= Jugerum =

Roman unit of area

The jugerum or juger (iūgerum, iūgera, iūger, or iugus) (Note: The form iugus as a neuter noun of the third declension is very common in the oblique cases and in the plural.) was a Roman unit of area, equivalent to a rectangle 240 Roman feet in length and 120 feet in width (about 71×351/2 m), i.e. 28,800 square Roman feet (pedes quadratum) or about 1/4 hectare (0.623 acre).

==Name==
It was the double of the square actus, and from this circumstance, according to some writers, it derived its name. It seems probable that, as the word was evidently originally the same as iugum, a yoke, and as actus, in its original use, meant a path wide enough to drive a single beast along, that iugerum originally meant a path wide enough for a yoke of oxen, namely, the double of the actus in width; and that when actus quadratus was used for a square measure of surface, the iugerum, by a natural analogy, became the double of the actus quadratus; and that this new meaning of it superseded its old use as the double of the single actus.

Pliny the Elder states:

That portion of land used to be known as a "jugerum," which was capable of being ploughed by a single "jugum," or yoke of oxen, in one day; an "actus" being as much as the oxen could plough at a single spell, fairly estimated, without stopping. This last was one hundred and twenty feet in length; and two in length made a jugerum.
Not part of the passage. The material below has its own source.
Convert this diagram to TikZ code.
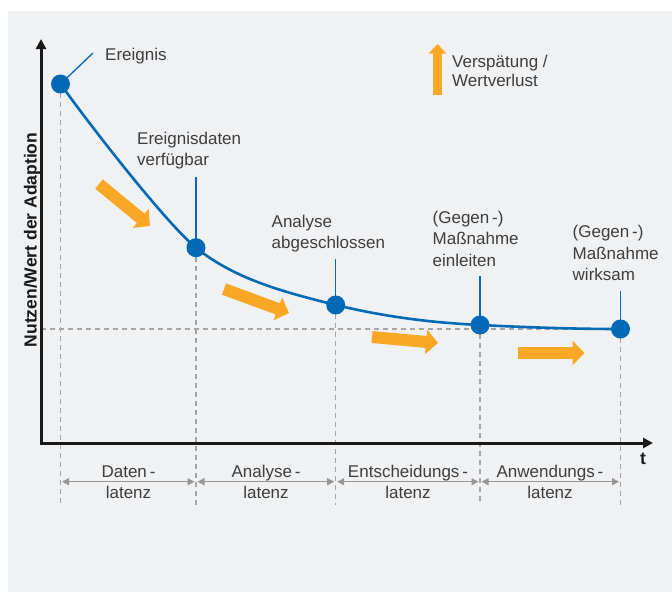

Pliny (Book VIII, Chapter 16) also used jugerum as a measure of length. The translator (Bostock) speculated that the jugerum length measurement was equivalent to the Greek plethron, about 30 meters or 100 feet. This was based on Pliny translating Aristotle's "plethron" to "jugerum".

The uncial division as was applied to the iugerum, its smallest part being the scrupulum of 100 sq ft or 9.2 m². Thus, the iugerum contained 288 scrupula (Varro, R. R. l.c.). The iugerum was the common measure of land among the Romans. Two iugera formed an heredium, a hundred heredia a centuria, and four centuriae a saltus. These divisions were derived from the original assignment of landed property, in which two iugera were given to each citizen as heritable property.

Columella states:

The square actus is bounded by 120 feet each way: when doubled it forms a iugerum, and it has derived the name iugerum from the fact that it was formed by joining.

In Gaul, half of a jugerum was called an arepennis ("head of a furrow”). It was the measure of a plowed furrow before the plowman turned the plow to cut a new parallel furrow. It was the origin of the later French unit of area, the arpent.